Rabbi Soloveitchik is comparing the two young men to our nonobservant brethren, who were partners with the observant in the rebuilding of the State of Israel (“for the State of Israel is the path leading to Mount Moriah” (Ibid.)). Clearly, alone we could not have succeeded in establishing a state.

Yet not in everything can we be partners. When it comes to marriage law, education, Sabbath observance, non-kosher food, the Rabbinate, halachic rulings and the question of “Who is a Jew?” here we tell the young men, “Stay here with the donkey.” We collaborate with you in all the enterprises, yet there can be no compromise regarding “the place that G-d designated.”

Even so, the separation is not for the sake of creating a division, but only so that we can ascend “to that place.” Ultimately, however, we will return and raise up the spiritual level of the nonobservant as well.

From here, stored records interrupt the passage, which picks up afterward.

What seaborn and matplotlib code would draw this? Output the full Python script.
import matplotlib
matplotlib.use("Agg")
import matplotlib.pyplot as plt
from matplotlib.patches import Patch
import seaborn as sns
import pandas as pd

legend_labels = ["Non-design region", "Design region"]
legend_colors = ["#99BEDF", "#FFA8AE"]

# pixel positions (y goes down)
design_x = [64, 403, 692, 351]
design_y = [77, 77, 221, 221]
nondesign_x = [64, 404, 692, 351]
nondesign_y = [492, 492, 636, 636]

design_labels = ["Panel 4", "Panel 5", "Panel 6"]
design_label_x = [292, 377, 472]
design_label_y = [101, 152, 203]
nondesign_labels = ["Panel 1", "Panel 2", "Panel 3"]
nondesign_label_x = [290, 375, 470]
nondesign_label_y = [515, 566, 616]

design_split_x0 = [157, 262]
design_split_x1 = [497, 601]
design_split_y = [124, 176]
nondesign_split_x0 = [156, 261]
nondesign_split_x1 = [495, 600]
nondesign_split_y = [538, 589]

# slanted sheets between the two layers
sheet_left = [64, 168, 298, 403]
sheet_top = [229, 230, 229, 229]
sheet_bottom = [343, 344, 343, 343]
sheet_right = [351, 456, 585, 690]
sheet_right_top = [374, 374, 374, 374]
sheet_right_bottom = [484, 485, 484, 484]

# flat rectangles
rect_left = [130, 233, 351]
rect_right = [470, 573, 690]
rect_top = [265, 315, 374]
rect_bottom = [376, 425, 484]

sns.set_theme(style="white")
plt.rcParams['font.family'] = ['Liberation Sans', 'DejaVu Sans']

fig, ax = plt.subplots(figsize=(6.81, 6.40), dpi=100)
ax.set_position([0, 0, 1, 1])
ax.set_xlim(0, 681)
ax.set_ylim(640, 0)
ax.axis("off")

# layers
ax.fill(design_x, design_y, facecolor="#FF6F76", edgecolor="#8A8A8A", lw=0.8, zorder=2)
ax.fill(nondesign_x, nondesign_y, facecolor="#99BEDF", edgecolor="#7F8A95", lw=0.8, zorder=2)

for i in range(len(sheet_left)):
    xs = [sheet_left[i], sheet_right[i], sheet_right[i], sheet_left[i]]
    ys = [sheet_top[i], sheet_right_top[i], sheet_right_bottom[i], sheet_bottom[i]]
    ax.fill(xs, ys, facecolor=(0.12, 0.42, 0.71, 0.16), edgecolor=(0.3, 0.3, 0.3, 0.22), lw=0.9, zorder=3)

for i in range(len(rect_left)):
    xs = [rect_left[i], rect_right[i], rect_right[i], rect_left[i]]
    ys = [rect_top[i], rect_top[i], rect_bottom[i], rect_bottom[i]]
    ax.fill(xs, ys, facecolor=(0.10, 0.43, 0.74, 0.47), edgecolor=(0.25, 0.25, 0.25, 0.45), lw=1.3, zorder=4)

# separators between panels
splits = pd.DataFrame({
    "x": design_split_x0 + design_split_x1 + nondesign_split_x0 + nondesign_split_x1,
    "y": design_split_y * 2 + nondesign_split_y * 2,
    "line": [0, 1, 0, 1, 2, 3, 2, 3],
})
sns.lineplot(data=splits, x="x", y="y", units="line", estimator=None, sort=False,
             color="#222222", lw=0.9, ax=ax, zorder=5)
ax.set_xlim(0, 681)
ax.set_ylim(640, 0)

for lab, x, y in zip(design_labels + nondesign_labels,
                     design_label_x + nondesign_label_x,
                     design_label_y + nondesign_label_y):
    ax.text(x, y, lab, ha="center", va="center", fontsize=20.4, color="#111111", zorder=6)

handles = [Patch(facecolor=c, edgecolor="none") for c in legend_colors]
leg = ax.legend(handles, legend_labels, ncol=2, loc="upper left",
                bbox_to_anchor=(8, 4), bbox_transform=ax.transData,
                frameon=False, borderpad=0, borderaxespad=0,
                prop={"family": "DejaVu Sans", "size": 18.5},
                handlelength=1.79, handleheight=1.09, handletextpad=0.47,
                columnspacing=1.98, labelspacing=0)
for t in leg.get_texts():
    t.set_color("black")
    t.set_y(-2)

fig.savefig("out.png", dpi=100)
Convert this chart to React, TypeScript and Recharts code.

I heard a similar idea from my master and teacher, Rabbi David Cohen (the Nazir). When we asked him whether or not to join our (non-observant) comrades in their army settlement group and thereby influence them, or to continue learning in the yeshiva in order to grow more in Torah, his answer was this: It says, “Full of splendor, they radiate brightness” (Kel Adon). First one has to fill himself with the splendor of Torah. Only then can he go out and radiate brightness to the community at large.